The basic idea here is that a lot of regularities can be found in the world. (You could call it structure, repetition, duplication…). Let’s say we have the general goal of representing this repeated data. We could represent it as it is: by explicitly storing each bit one after the other, or we could adopt another strategy.

First, we create a “massive landfill” of all kinds of data that we encounter. Anything that we might see again. Maybe even stuff not yet encountered, just probable.

With this landfill at our disposal, we can now represent that same piece of data using a new strategy:

For every chunk of data, do:
- If the chuck is present in the landfill: put a pointer to that part of the landfill
- Otherwise: store the chunk as itself (as a string of bits)

Notice that we might not have gained anything. We might even be worse off in terms of storage space and performance.

But consider this: What if everyone (many runs of the same program, many programs, or many different computers) agree on a “standard landfill”. The storage space is paid once and for all, and now everyone can compress his own data by referring to the “standard landfill”. What’s more, if a program wants to send a chunk of data over the network, the new representation can refer heavily to the landfill, knowing that the recipient will be able to decode it (because he has the same copy of the landfill). In the happy case, data transfers would mostly be passing a set of references to the landfill, with very “original data” in between, yielding a huge compression gain.

Now, a good question is how to define such a landfill. And is it possible to define it in a way such that we gain something when compressing with the landfill strategy ?

Another question would be if a random landfill would be of any use.

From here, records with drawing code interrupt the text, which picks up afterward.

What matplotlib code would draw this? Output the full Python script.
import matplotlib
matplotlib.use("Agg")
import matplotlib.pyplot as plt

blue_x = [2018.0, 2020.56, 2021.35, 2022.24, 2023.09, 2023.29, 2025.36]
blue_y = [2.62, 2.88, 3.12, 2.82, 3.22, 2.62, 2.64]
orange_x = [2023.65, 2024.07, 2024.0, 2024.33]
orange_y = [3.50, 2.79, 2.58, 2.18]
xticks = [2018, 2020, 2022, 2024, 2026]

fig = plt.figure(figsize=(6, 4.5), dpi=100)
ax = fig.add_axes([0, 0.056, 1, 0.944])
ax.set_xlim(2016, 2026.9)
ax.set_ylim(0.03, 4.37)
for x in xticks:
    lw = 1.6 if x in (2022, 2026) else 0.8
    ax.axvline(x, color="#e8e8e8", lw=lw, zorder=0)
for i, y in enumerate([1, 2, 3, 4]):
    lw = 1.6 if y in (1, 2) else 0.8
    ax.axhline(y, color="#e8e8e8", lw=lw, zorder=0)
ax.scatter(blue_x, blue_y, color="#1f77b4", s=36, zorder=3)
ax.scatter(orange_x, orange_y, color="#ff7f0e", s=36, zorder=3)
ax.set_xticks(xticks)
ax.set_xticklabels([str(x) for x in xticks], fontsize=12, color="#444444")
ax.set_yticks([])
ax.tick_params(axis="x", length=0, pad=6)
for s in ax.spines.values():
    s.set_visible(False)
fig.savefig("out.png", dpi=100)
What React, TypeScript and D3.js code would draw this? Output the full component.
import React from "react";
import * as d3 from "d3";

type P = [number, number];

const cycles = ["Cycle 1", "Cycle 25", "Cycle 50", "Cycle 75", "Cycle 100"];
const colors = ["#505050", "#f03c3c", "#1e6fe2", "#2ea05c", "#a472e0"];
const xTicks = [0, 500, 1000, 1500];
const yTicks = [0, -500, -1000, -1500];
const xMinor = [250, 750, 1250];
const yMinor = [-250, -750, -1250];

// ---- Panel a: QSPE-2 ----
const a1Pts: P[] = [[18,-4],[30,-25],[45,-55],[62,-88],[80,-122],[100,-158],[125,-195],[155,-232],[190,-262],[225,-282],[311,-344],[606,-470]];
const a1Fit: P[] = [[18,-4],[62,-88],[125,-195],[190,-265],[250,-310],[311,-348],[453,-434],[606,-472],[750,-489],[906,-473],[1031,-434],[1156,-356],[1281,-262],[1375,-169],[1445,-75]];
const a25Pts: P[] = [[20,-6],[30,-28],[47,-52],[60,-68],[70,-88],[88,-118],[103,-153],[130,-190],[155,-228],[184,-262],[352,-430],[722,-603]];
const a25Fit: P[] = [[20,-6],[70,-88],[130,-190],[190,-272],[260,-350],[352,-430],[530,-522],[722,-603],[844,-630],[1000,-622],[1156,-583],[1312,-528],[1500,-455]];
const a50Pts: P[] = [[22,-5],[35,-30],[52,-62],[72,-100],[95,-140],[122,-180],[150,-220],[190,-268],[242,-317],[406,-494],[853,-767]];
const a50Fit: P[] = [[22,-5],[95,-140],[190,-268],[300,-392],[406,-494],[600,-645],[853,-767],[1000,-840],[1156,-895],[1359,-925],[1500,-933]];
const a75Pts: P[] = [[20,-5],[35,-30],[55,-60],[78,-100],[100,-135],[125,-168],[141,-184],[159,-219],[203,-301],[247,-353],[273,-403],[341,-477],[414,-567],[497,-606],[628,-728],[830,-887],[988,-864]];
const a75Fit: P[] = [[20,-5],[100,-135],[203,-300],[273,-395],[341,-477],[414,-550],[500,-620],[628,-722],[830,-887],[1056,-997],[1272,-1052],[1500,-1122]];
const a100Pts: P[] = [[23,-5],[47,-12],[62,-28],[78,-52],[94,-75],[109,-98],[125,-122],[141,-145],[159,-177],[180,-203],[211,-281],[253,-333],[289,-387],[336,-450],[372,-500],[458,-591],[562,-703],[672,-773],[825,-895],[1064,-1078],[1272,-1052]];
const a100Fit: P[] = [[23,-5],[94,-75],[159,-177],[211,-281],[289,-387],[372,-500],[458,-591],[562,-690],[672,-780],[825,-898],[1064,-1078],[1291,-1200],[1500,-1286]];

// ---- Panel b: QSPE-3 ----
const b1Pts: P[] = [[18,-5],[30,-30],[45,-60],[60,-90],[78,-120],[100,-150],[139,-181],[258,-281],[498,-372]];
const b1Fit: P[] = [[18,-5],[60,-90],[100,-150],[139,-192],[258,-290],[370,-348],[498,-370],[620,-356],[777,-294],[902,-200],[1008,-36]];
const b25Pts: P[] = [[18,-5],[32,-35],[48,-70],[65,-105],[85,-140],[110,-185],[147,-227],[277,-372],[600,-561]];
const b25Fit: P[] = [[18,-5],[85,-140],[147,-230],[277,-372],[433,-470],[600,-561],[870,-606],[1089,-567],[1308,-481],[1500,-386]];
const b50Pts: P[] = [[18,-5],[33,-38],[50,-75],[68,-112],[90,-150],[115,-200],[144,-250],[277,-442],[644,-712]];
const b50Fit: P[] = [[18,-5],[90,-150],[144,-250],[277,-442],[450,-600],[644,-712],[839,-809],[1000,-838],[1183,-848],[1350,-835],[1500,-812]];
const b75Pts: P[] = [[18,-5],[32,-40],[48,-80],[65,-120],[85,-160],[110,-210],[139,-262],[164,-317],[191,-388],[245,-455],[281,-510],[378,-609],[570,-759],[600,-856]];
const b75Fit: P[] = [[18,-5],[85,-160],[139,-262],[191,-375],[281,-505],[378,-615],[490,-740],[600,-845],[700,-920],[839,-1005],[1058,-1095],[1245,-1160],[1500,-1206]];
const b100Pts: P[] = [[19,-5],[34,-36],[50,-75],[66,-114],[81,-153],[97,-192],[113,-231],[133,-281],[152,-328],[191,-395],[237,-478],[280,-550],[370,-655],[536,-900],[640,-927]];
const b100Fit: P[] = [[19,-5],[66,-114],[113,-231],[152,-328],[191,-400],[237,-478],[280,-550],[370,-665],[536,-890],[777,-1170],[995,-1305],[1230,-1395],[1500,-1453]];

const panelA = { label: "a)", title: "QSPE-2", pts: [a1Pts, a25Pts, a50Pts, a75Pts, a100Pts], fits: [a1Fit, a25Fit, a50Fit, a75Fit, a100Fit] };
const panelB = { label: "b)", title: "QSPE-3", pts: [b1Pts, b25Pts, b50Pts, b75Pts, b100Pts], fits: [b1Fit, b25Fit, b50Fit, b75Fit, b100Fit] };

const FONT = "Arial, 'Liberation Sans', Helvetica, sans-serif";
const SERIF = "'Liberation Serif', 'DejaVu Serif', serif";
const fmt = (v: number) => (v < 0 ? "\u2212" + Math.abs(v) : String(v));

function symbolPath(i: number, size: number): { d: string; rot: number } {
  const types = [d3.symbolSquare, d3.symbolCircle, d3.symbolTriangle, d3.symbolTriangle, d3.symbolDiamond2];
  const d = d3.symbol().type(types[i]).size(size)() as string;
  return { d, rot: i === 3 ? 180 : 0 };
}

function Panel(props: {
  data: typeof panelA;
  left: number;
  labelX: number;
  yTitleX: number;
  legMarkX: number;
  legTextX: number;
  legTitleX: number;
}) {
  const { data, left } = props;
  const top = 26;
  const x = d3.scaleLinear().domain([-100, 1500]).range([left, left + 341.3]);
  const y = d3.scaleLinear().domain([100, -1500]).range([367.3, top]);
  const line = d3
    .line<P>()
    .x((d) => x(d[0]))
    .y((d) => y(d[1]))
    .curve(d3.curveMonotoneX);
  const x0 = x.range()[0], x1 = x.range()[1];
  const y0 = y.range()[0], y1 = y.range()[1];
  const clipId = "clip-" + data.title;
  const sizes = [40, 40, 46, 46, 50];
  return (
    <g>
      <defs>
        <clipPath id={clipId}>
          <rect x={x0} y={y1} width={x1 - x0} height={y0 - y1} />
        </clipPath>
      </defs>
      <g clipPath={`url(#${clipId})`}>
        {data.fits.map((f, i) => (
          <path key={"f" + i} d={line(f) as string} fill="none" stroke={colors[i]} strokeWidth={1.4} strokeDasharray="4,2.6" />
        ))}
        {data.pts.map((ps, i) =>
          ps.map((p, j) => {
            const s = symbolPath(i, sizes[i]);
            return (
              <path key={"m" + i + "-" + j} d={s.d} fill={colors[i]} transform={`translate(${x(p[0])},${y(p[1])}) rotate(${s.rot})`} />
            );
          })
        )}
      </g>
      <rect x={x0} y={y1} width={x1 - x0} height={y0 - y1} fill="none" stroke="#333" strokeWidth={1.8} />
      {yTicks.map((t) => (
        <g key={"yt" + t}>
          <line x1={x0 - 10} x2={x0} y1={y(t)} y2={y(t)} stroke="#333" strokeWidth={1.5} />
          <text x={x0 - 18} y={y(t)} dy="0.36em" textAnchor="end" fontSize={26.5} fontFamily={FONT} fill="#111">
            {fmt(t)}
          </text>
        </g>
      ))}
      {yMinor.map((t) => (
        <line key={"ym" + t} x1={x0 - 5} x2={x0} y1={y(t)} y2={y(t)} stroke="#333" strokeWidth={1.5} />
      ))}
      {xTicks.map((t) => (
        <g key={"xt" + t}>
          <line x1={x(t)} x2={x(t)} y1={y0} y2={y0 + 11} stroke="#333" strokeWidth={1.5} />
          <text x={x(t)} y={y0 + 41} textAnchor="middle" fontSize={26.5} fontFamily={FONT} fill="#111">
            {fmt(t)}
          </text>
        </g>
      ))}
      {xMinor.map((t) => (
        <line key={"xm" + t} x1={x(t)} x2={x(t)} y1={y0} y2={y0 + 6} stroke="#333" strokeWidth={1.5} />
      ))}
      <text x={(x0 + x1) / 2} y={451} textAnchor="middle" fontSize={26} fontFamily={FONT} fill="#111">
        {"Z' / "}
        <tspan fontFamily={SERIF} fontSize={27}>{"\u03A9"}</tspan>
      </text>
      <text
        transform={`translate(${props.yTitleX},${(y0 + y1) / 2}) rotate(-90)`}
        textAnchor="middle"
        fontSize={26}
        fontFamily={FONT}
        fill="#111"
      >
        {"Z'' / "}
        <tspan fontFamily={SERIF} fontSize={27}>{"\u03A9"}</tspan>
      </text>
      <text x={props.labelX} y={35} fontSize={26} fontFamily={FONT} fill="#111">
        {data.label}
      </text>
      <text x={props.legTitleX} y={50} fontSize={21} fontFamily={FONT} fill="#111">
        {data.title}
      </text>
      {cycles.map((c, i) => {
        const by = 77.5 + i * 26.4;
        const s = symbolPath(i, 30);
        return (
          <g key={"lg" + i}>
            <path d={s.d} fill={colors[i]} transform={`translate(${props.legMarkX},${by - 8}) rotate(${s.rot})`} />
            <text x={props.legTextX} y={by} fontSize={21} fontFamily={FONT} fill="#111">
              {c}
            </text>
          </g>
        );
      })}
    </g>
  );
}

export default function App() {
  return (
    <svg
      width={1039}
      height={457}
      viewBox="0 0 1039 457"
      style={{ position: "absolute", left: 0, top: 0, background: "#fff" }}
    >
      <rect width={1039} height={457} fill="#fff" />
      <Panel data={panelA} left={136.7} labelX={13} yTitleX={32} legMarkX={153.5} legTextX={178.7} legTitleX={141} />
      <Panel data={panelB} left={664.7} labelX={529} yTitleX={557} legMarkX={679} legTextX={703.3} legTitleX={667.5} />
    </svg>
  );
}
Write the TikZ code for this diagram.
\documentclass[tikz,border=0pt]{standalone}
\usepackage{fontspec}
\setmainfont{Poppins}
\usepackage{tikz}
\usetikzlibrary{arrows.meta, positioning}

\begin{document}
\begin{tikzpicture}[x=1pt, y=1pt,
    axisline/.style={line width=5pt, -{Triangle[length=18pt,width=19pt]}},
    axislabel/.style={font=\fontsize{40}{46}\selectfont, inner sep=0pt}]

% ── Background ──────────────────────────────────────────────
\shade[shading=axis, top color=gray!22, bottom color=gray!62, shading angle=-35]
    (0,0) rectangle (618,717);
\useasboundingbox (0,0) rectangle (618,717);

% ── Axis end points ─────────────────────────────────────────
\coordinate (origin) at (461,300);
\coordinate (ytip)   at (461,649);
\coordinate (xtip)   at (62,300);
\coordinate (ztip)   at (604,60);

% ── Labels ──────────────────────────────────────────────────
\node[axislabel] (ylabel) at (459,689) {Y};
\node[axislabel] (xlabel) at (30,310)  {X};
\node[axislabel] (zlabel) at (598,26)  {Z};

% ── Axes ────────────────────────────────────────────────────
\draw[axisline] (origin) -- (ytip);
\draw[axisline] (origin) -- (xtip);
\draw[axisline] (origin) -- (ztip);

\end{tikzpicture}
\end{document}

Still another question would be if a landfill could be defined not by explicitly spelling it out, but computationally: by specifying rules for how to compute it (or compute some parts of if, the other being spelled out)

In the same idea, can anything be gained by combining some parts together, or finding complex ways of arranging it to cover many cases (a bit like an autoencoder).

A couple of remarks: In this view, the Champernowne constant is just a exhaustive landfill defined entirely computationally. The computational definition buys us space, at the expense of more computation that we have to do if we want to read from the landfill.

Learning in general might be seen as a procedure defining and improving a massive landfill. Learning new facts and new data would be new chunks added to the landfill. Learning new skills or concepts would be changing the connections for how to access and combine pieces of data.